I have come to look on Mercury retrograde much as Robert Frost must have looked upon that famous fork in the road in the yellow wood, the one in which he chose the road less traveled. Frost didn’t say whether or not Mercury was retrograde when he pondered that critical woodland juncture. When one reads his poem one doesn’t get the impression that he chose that road because his car broke down, or his laptop crashed so he didn’t get the e-mail telling him where he should have been, or his GPS device failed to function, or even that he fell off a cliff once on that path. Maybe all those things happened, but all that seems important for him to tell us was that his choice made all the difference. He didn’t tell us why. Perhaps, because its value was deeply personal, an individually sculpted constellation of experiences for his benefit. That to me is the potential of Mercury retrograde.

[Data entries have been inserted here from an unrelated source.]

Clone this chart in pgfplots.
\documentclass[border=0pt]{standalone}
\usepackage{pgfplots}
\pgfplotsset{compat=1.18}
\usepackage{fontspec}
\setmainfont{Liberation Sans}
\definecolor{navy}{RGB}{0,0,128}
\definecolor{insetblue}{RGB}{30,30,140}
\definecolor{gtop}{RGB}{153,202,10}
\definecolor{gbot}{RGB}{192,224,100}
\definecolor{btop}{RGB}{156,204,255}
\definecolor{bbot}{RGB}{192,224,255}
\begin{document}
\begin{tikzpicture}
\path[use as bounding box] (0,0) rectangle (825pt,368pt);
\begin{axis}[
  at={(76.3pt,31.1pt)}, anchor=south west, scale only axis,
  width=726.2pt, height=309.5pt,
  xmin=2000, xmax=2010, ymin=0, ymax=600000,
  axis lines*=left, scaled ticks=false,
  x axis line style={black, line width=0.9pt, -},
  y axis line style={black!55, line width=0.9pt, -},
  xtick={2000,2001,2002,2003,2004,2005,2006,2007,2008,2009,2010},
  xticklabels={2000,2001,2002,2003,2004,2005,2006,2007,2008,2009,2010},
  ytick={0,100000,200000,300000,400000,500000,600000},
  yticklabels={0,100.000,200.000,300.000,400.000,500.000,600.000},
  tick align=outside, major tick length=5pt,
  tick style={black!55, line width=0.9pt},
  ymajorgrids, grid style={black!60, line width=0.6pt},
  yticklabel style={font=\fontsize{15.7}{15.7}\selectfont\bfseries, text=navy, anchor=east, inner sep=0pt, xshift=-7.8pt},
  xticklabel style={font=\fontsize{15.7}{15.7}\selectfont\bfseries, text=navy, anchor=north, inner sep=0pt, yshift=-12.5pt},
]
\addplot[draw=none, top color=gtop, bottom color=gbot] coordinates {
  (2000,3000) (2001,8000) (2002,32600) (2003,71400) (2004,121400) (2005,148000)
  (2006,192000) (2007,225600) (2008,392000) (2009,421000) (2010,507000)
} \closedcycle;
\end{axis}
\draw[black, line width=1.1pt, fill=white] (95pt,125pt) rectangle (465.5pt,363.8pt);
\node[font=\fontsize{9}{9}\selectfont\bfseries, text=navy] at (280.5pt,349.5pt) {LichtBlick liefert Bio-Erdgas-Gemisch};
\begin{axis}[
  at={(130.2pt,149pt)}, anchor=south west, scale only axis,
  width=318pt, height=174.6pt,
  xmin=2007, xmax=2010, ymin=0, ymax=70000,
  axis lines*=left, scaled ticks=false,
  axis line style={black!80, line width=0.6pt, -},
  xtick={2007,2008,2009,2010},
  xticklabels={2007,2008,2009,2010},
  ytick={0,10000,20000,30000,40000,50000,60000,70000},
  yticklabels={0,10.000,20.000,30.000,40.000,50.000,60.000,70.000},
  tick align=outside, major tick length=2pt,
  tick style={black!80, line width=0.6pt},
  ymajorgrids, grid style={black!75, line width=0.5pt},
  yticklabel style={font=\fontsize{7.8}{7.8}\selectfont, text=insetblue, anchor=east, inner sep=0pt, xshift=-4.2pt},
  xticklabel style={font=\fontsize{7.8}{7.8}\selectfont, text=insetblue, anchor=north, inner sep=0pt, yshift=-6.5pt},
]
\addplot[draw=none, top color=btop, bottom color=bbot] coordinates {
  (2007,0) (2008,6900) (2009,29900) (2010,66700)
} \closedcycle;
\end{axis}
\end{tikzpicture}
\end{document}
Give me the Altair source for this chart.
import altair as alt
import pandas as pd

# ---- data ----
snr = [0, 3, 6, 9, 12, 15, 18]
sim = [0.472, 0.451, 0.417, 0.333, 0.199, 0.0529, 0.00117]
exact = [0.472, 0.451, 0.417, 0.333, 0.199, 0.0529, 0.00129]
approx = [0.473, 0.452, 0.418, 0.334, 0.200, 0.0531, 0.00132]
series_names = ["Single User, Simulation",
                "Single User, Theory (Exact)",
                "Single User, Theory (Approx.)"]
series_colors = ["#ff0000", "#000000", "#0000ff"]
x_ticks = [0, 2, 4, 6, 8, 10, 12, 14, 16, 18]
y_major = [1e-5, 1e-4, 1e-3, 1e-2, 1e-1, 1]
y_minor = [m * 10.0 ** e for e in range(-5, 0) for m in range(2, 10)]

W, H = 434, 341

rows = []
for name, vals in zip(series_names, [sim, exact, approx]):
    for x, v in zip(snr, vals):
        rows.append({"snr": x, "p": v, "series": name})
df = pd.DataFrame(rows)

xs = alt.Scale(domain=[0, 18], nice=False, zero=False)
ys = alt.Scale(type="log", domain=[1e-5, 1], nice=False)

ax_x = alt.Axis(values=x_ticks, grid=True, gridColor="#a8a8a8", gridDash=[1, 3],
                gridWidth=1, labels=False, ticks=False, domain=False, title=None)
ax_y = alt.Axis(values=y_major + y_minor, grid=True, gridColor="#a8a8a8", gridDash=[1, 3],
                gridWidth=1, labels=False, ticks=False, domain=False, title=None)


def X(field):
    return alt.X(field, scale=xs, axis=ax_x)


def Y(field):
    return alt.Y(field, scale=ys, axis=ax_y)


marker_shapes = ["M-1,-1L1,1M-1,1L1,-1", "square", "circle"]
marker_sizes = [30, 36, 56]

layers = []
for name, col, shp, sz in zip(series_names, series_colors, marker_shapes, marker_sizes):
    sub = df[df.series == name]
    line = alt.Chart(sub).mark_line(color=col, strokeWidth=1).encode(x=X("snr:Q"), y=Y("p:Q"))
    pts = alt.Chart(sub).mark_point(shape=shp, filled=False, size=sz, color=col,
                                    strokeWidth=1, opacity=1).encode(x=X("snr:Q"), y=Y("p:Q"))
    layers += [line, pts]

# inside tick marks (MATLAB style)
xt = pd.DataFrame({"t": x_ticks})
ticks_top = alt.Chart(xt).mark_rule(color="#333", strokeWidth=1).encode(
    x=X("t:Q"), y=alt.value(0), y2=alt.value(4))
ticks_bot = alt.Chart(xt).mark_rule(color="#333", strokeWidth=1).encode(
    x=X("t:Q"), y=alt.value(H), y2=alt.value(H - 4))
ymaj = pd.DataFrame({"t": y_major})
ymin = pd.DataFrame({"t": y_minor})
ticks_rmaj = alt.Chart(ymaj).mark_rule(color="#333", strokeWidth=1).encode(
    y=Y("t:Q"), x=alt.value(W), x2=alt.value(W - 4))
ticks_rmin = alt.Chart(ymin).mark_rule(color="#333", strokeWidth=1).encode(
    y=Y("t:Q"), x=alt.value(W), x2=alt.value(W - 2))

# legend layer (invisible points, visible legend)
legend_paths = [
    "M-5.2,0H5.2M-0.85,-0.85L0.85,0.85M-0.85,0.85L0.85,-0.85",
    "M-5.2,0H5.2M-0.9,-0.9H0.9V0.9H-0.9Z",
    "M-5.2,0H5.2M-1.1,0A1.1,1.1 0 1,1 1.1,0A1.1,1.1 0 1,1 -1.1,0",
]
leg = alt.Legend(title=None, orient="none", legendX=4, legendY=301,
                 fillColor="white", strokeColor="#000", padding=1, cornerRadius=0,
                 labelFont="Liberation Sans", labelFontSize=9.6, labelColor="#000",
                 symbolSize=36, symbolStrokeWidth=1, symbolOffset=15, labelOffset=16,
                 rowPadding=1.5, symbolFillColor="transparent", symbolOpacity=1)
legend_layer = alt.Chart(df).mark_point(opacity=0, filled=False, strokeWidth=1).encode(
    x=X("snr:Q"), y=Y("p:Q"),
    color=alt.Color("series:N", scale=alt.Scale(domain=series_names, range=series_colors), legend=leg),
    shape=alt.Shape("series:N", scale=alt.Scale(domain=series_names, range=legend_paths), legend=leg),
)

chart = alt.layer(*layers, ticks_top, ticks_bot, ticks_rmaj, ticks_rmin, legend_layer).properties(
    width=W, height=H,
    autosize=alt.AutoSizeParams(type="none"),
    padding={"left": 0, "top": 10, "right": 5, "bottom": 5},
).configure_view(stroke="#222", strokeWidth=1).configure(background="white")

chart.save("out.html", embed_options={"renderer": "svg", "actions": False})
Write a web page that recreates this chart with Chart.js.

As a poet I have often puzzled over Frost’s choice of why a “yellow” wood. We’ll never know, not just because Frost is dead, but in life when he was asked what he meant by a particular line or phrase he penned, he would smile enigmatically, shrug a little and say, “Oh, nothing.” But I have my idea about it. I grew up in the woods, and even in brief periods in autumn, yellow is not a color one would normally apply to woods, although it is a color often applied to light, particularly the light of the Sun. The wood was yellow because the lamp of his mind was brightly casting light in front of him and he chose to follow it into the new experience waiting for him. And so it should be.